In terms of managerial implications, the results of this study show that management performance serves the prominent role of attracting institutional shareholdings. Also, the supervision and effective information sharing generated by external institutional shareholding can benefit the preservation of financial performance; corporation governance risk coefficients are correlated with financial performance. These variables will have significant effects on maintaining long-term prestigious brand value and brand rating. In other words, corporations should make brand governance a priority objective. Empirical findings show that the level of external institutional shareholding facilitates brand value growth and fosters the preservation of brand value rating. Therefore, firms should utilize the advantage offered by external institutional investments. In other words, they should comply with the aggressive supervision of external institutional shareholders, reduce any moral hazard and opportunistic behaviors, and integrate the beneficial information provided by these stakeholders in their decision-making process. The above helps shape a sound corporate governance mechanism. Furthermore, corporation scale is mainly concerned with the effective utilization and allocation of resource rather than merely pursues economies of scale (i.e., achieve the least average transaction cost), or economies of scope (i.e., effective and diversified production mechanisms).

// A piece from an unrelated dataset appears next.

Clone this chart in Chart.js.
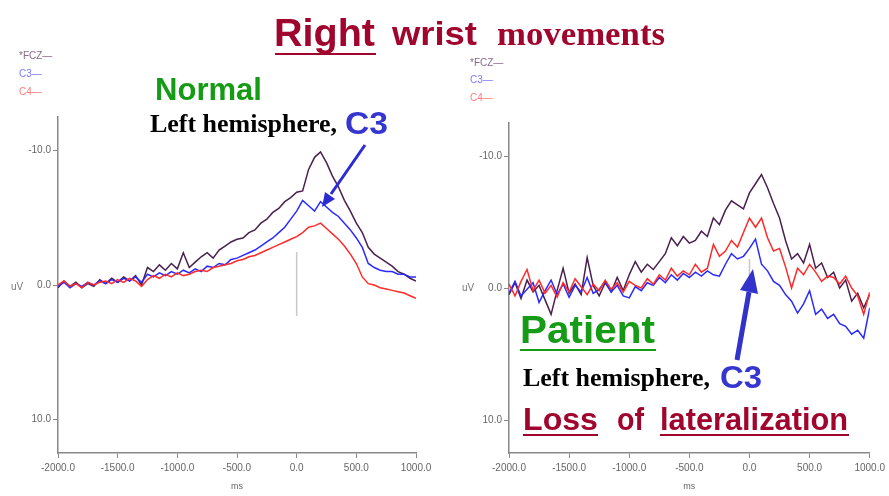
<!DOCTYPE html>
<html>
<head>
<meta charset="utf-8">
<script src="https://cdn.jsdelivr.net/npm/chart.js@4"></script>
<style>
  body { margin: 0; background: #fff; width: 889px; height: 496px; overflow: hidden; position: relative; }
  .box { position: absolute; top: 100px; height: 396px; }
  #ov { position: absolute; left: 0; top: 0; pointer-events: none; }
  .sans { font-family: 'Liberation Sans', Arial, sans-serif; font-weight: bold; }
  .serif { font-family: 'Liberation Serif', 'Times New Roman', serif; font-weight: bold; }
  .small { font-family: 'Liberation Sans Narrow', 'Liberation Sans', Arial, sans-serif; font-size: 10px; }
</style>
</head>
<body>
<div class="box" style="left:0;width:445px"><canvas id="normal" width="445" height="396"></canvas></div>
<div class="box" style="left:445px;width:444px"><canvas id="patient" width="444" height="396"></canvas></div>

<svg id="ov" width="889" height="496">
  <!-- title -->
  <text class="sans" x="274" y="46" font-size="39" fill="#a0052d" textLength="101" lengthAdjust="spacingAndGlyphs">Right</text>
  <line x1="275" y1="54" x2="376" y2="54" stroke="#a0052d" stroke-width="2"/>
  <text class="sans" x="392" y="45" font-size="34" fill="#a0052d" textLength="85" lengthAdjust="spacingAndGlyphs">wrist</text>
  <text class="serif" x="497" y="45" font-size="34" fill="#a0052d" textLength="168" lengthAdjust="spacingAndGlyphs">movements</text>

  <!-- legends -->
  <text class="small" x="19" y="59" fill="#8a6a8a">*FCZ—</text>
  <text class="small" x="19" y="77" fill="#7a7aff">C3—</text>
  <text class="small" x="19" y="95" fill="#ff7a7a">C4—</text>
  <text class="small" x="470" y="66" fill="#8a6a8a">*FCZ—</text>
  <text class="small" x="470" y="83" fill="#7a7aff">C3—</text>
  <text class="small" x="470" y="101" fill="#ff7a7a">C4—</text>

  <!-- y unit -->
  <text class="small" x="11" y="290" fill="#777">uV</text>
  <text class="small" x="462" y="291" fill="#777">uV</text>

  <!-- left notes -->
  <text class="sans" x="155" y="100" font-size="31" fill="#169b16" textLength="107" lengthAdjust="spacingAndGlyphs">Normal</text>
  <text class="serif" x="150" y="132" font-size="26" fill="#000" textLength="187" lengthAdjust="spacingAndGlyphs">Left hemisphere,</text>
  <text class="sans" x="345" y="134" font-size="31" fill="#3535d0" textLength="43" lengthAdjust="spacingAndGlyphs">C3</text>
  <line x1="365" y1="145" x2="331" y2="194" stroke="#2b2bd6" stroke-width="3"/>
  <polygon points="322,207 335,199 325,192" fill="#2b2bd6"/>

  <!-- right notes -->
  <text class="sans" x="520" y="343" font-size="39" fill="#169b16" textLength="135" lengthAdjust="spacingAndGlyphs">Patient</text>
  <line x1="520" y1="350" x2="656" y2="350" stroke="#169b16" stroke-width="2"/>
  <text class="serif" x="523" y="386" font-size="26" fill="#000" textLength="187" lengthAdjust="spacingAndGlyphs">Left hemisphere,</text>
  <text class="sans" x="720" y="388" font-size="31" fill="#3535d0" textLength="42" lengthAdjust="spacingAndGlyphs">C3</text>
  <text class="sans" x="523" y="430" font-size="31" fill="#a0052d" textLength="75" lengthAdjust="spacingAndGlyphs">Loss</text>
  <line x1="523" y1="435" x2="598" y2="435" stroke="#a0052d" stroke-width="2"/>
  <text class="sans" x="617" y="430" font-size="31" fill="#a0052d" textLength="27" lengthAdjust="spacingAndGlyphs">of</text>
  <text class="sans" x="660" y="430" font-size="31" fill="#a0052d" textLength="188" lengthAdjust="spacingAndGlyphs">lateralization</text>
  <line x1="660" y1="435" x2="849" y2="435" stroke="#a0052d" stroke-width="2"/>
  <line x1="737" y1="360" x2="749" y2="292" stroke="#3333cc" stroke-width="5"/>
  <polygon points="753,269 758,294 740,290" fill="#3333cc"/>
</svg>

<script>
// time points (ms)
const times = [-2000,-1950,-1900,-1850,-1800,-1750,-1700,-1650,-1600,-1550,
  -1500,-1450,-1400,-1350,-1300,-1250,-1200,-1150,-1100,-1050,
  -1000,-950,-900,-850,-800,-750,-700,-650,-600,-550,
  -500,-450,-400,-350,-300,-250,-200,-150,-100,-50,
  0,50,100,150,200,250,300,350,400,450,
  500,550,600,650,700,750,800,850,900,950,1000];

const xTicks = [-2000, -1500, -1000, -500, 0, 500, 1000];
const yTicks = [-10, 0, 10];

// Normal subject (uV, negative up)
const normalFCZ = [0.2,-0.3,0.1,-0.2,0.2,-0.1,0.1,-0.4,-0.1,-0.5,
  -0.2,-0.6,-0.3,-0.7,0.0,-1.3,-1.0,-1.5,-1.1,-1.6,
  -1.2,-2.4,-1.3,-1.7,-2.1,-2.4,-2.0,-2.6,-2.9,-3.2,
  -3.4,-3.5,-3.9,-4.1,-4.6,-4.9,-5.4,-5.7,-6.2,-6.5,
  -6.9,-7.0,-8.6,-9.5,-9.9,-9.1,-8.1,-7.3,-6.3,-5.5,
  -4.6,-3.9,-2.8,-2.3,-2.0,-1.7,-1.4,-1.0,-0.8,-0.5,-0.3];
const normalC3 = [0.1,-0.2,0.2,-0.1,0.1,-0.2,0.0,-0.3,-0.1,-0.4,
  -0.2,-0.5,-0.3,-0.6,-0.2,-0.8,-0.6,-0.9,-0.7,-1.0,
  -0.8,-1.1,-0.9,-1.2,-1.0,-1.4,-1.3,-1.6,-1.5,-1.9,
  -2.0,-2.2,-2.4,-2.6,-2.9,-3.2,-3.5,-3.9,-4.3,-4.9,
  -5.5,-6.3,-5.9,-5.5,-6.2,-5.8,-5.4,-5.1,-4.6,-4.1,
  -3.5,-2.8,-1.6,-1.3,-1.1,-1.0,-1.0,-0.8,-0.8,-0.6,-0.6];
const normalC4 = [0.0,-0.3,0.1,-0.1,0.2,-0.2,0.0,-0.2,-0.3,-0.1,
  -0.4,-0.2,-0.5,-0.3,0.1,-0.4,-0.7,-0.5,-0.8,-0.6,
  -0.9,-0.7,-0.8,-1.0,-1.1,-1.0,-1.3,-1.4,-1.5,-1.6,
  -1.8,-1.9,-2.1,-2.2,-2.4,-2.6,-2.8,-3.0,-3.2,-3.4,
  -3.6,-3.9,-4.3,-4.4,-4.6,-4.2,-3.8,-3.4,-2.9,-2.3,
  -1.6,-0.6,-0.1,0.0,0.2,0.3,0.4,0.5,0.6,0.8,1.0];
const normalMarker = [-2.45, 2.3];

// Patient
const patientFCZ = [0.5,-0.4,0.8,-0.6,0.3,-0.2,0.9,2.0,0.2,-1.5,
  0.4,-0.3,0.5,-2.3,-0.2,0.6,-0.4,0.3,-0.8,0.2,
  -1.0,-2.0,-1.2,-1.8,-1.4,-2.0,-2.6,-3.8,-3.2,-3.9,
  -3.4,-3.6,-4.3,-3.9,-5.3,-4.8,-5.9,-6.6,-6.3,-6.0,
  -7.2,-7.9,-8.6,-7.6,-6.4,-5.3,-3.6,-2.2,-2.6,-1.9,
  -3.3,-1.5,-1.9,-0.8,-1.2,0.0,-0.6,1.0,0.4,1.5,0.5];
const patientC3 = [0.4,-0.5,0.6,0.1,-0.4,1.1,0.2,-0.6,0.5,-0.3,
  0.7,-0.2,0.3,-0.8,0.4,0.1,-0.5,0.3,-0.2,0.6,
  0.75,-0.1,0.2,-0.4,-0.2,-0.8,-0.4,-1.0,-0.6,-1.1,
  -0.8,-1.2,-0.9,-1.3,-1.0,-0.9,-1.8,-2.6,-2.2,-2.4,
  -3.0,-3.7,-1.8,-1.3,-0.5,-0.2,0.5,1.0,1.9,1.2,
  0.2,2.0,1.6,2.3,2.0,2.7,2.9,3.5,3.2,3.8,1.5];
const patientC4 = [-0.3,0.6,-0.5,-1.4,0.2,-0.6,0.4,-0.2,0.7,-0.4,
  0.3,-0.7,-0.1,0.5,-0.3,0.2,-0.6,0.1,-0.4,0.3,
  -0.5,-0.2,0.0,-0.7,-0.3,-1.0,-0.6,-1.5,-0.9,-1.3,
  -1.0,-1.8,-1.2,-1.5,-3.3,-2.4,-2.8,-3.6,-3.1,-4.2,
  -5.3,-4.6,-5.3,-3.8,-2.8,-3.0,-1.6,0.0,-1.5,-1.0,
  -1.8,-1.2,-0.5,-0.9,-0.8,-0.3,-0.9,0.0,0.6,2.0,0.3];
const patientMarker = [-2.2, -0.8];

const tickFont = { family: "'Liberation Sans Narrow', 'Liberation Sans', Arial, sans-serif", size: 10 };

function pts(vals) {
  return times.map((t, i) => ({ x: t, y: vals[i] }));
}

function line(data, color) {
  return { data: data, borderColor: color, borderWidth: 1.5, pointRadius: 0, tension: 0, fill: false };
}

function makeChart(id, fcz, c3, c4, marker, yWidth, padTop, padRight) {
  new Chart(document.getElementById(id), {
    type: 'line',
    data: {
      datasets: [
        line(marker.map(v => ({ x: 0, y: v })), '#c8c8c8'),
        line(pts(c4), '#ff2a2a'),
        line(pts(c3), '#2a2aff'),
        line(pts(fcz), '#4a1f4f')
      ]
    },
    options: {
      responsive: false,
      animation: false,
      layout: { padding: { top: padTop, right: padRight, left: 0, bottom: 4 } },
      plugins: { legend: { display: false }, tooltip: { enabled: false } },
      scales: {
        x: {
          type: 'linear', min: -2000, max: 1000,
          afterBuildTicks: s => { s.ticks = xTicks.map(v => ({ value: v })); },
          afterFit: s => { s.height = 39; },
          grid: { drawOnChartArea: false, color: '#888', tickLength: 5 },
          border: { color: '#888', width: 1.5 },
          ticks: { color: '#666', font: tickFont, padding: 4, maxRotation: 0, callback: v => v.toFixed(1) },
          title: { display: true, text: 'ms', color: '#666', font: { family: tickFont.family, size: 9 }, padding: 0 }
        },
        y: {
          type: 'linear', min: -12.5, max: 12.5, reverse: true,
          afterBuildTicks: s => { s.ticks = yTicks.map(v => ({ value: v })); },
          afterFit: s => { s.width = yWidth; },
          grid: { drawOnChartArea: false, color: '#888', tickLength: 5 },
          border: { color: '#888', width: 1.5 },
          ticks: { color: '#666', font: tickFont, padding: 2, callback: v => v.toFixed(1) }
        }
      }
    }
  });
}

makeChart('normal', normalFCZ, normalC3, normalC4, normalMarker, 58, 17, 29);
makeChart('patient', patientFCZ, patientC3, patientC4, patientMarker, 64, 23, 19);
</script>
</body>
</html>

At present, majority of academic research is focused on corporate governance instead of brand governance. We suggest the disclosure of more thorough and continuous data on firms’ financial and shareholding structure in order to benefit more comprehensive studies on the antecedents of brand governance. Maintaining brand value and rating at high levels indicates the commitment to stakeholders and shareholders, which will in turn simulate the trust and support from the public. Brand governance is not an issue to be overlooked. Business managers should attach more importance to this topic in an effort to co-create brand value with throughout stakeholders.